#### Information supplied

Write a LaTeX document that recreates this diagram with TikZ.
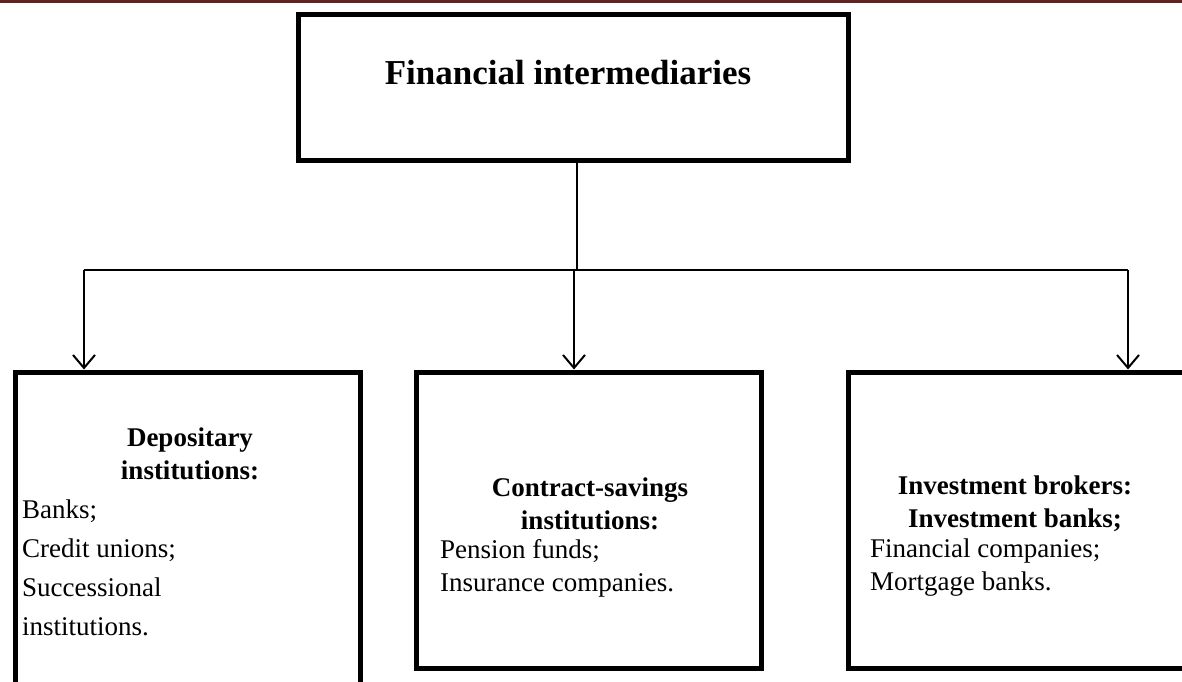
\documentclass[tikz,border=0pt]{standalone}
\usepackage{fontspec}
\setmainfont{Liberation Serif}
\usetikzlibrary{arrows.meta}
\definecolor{hdr}{RGB}{98,36,35}

\begin{document}
\begin{tikzpicture}[x=1pt,y=-1pt,
  box/.style={draw,line width=5pt,inner sep=0pt},
  ttl/.style={font=\bfseries\fontsize{27}{33}\selectfont,align=center,inner sep=0pt},
  lst/.style={font=\fontsize{27}{33}\selectfont,align=left,anchor=west,inner sep=0pt},
  arr/.style={line width=2pt,-{Straight Barb[length=13pt,width=22pt]}}]
\useasboundingbox (0,0) rectangle (1182,681);
\fill[hdr] (0,0) rectangle (1182,3);
% boxes
\node[box,minimum width=550pt,minimum height=146pt](fin)at(573,87){};
\node[box,minimum width=345pt,minimum height=340pt](dep)at(187.5,542){};
\node[box,minimum width=345pt,minimum height=296pt](con)at(588.5,520){};
\node[box,minimum width=347pt,minimum height=296pt](inv)at(1021.5,520){};
% texts
\node[font=\bfseries\fontsize{35}{42}\selectfont,inner sep=0pt](finT)at(568,73){Financial intermediaries};
\node[ttl](depT)at(190,454){Depositary\\institutions:};
\node[lst,font=\fontsize{27}{39}\selectfont](depL)at(22,568){Banks;\\Credit unions;\\Successional\\institutions.};
\node[ttl](conT)at(590,504){Contract-savings\\institutions:};
\node[lst](conL)at(440,568){Pension funds;\\Insurance companies.};
\node[ttl](invT)at(1015,504){Investment brokers:\\Investment banks;};
\node[lst](invL)at(870,568){Financial companies;\\Mortgage banks.};
% connectors
\coordinate(jn)at(577,270);
\coordinate(jl)at(84,270);
\coordinate(jm)at(574,270);
\coordinate(jr)at(1128,270);
\draw[line width=2pt](fin.south)++(4,0)--(jn);
\draw[line width=2pt](jl)--(jr);
\draw[arr](jl)--(jl|-dep.north);
\draw[arr](jm)--(jm|-con.north);
\draw[arr](jr)--(jr|-inv.north);
\end{tikzpicture}
\end{document}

########

* [Requirements] Copy each line in full and exactly, omitting any picture.

* [Task response]
Write a LaTeX document that recreates this diagram with TikZ.
\documentclass[tikz,border=0pt]{standalone}
\usepackage{fontspec}
\setmainfont{Liberation Serif}
\usetikzlibrary{arrows.meta}
\definecolor{hdr}{RGB}{98,36,35}

\begin{document}
\begin{tikzpicture}[x=1pt,y=-1pt,
  box/.style={draw,line width=5pt,inner sep=0pt},
  ttl/.style={font=\bfseries\fontsize{27}{33}\selectfont,align=center,inner sep=0pt},
  lst/.style={font=\fontsize{27}{33}\selectfont,align=left,anchor=west,inner sep=0pt},
  arr/.style={line width=2pt,-{Straight Barb[length=13pt,width=22pt]}}]
\useasboundingbox (0,0) rectangle (1182,681);
\fill[hdr] (0,0) rectangle (1182,3);
% boxes
\node[box,minimum width=550pt,minimum height=146pt](fin)at(573,87){};
\node[box,minimum width=345pt,minimum height=340pt](dep)at(187.5,542){};
\node[box,minimum width=345pt,minimum height=296pt](con)at(588.5,520){};
\node[box,minimum width=347pt,minimum height=296pt](inv)at(1021.5,520){};
% texts
\node[font=\bfseries\fontsize{35}{42}\selectfont,inner sep=0pt](finT)at(568,73){Financial intermediaries};
\node[ttl](depT)at(190,454){Depositary\\institutions:};
\node[lst,font=\fontsize{27}{39}\selectfont](depL)at(22,568){Banks;\\Credit unions;\\Successional\\institutions.};
\node[ttl](conT)at(590,504){Contract-savings\\institutions:};
\node[lst](conL)at(440,568){Pension funds;\\Insurance companies.};
\node[ttl](invT)at(1015,504){Investment brokers:\\Investment banks;};
\node[lst](invL)at(870,568){Financial companies;\\Mortgage banks.};
% connectors
\coordinate(jn)at(577,270);
\coordinate(jl)at(84,270);
\coordinate(jm)at(574,270);
\coordinate(jr)at(1128,270);
\draw[line width=2pt](fin.south)++(4,0)--(jn);
\draw[line width=2pt](jl)--(jr);
\draw[arr](jl)--(jl|-dep.north);
\draw[arr](jm)--(jm|-con.north);
\draw[arr](jr)--(jr|-inv.north);
\end{tikzpicture}
\end{document}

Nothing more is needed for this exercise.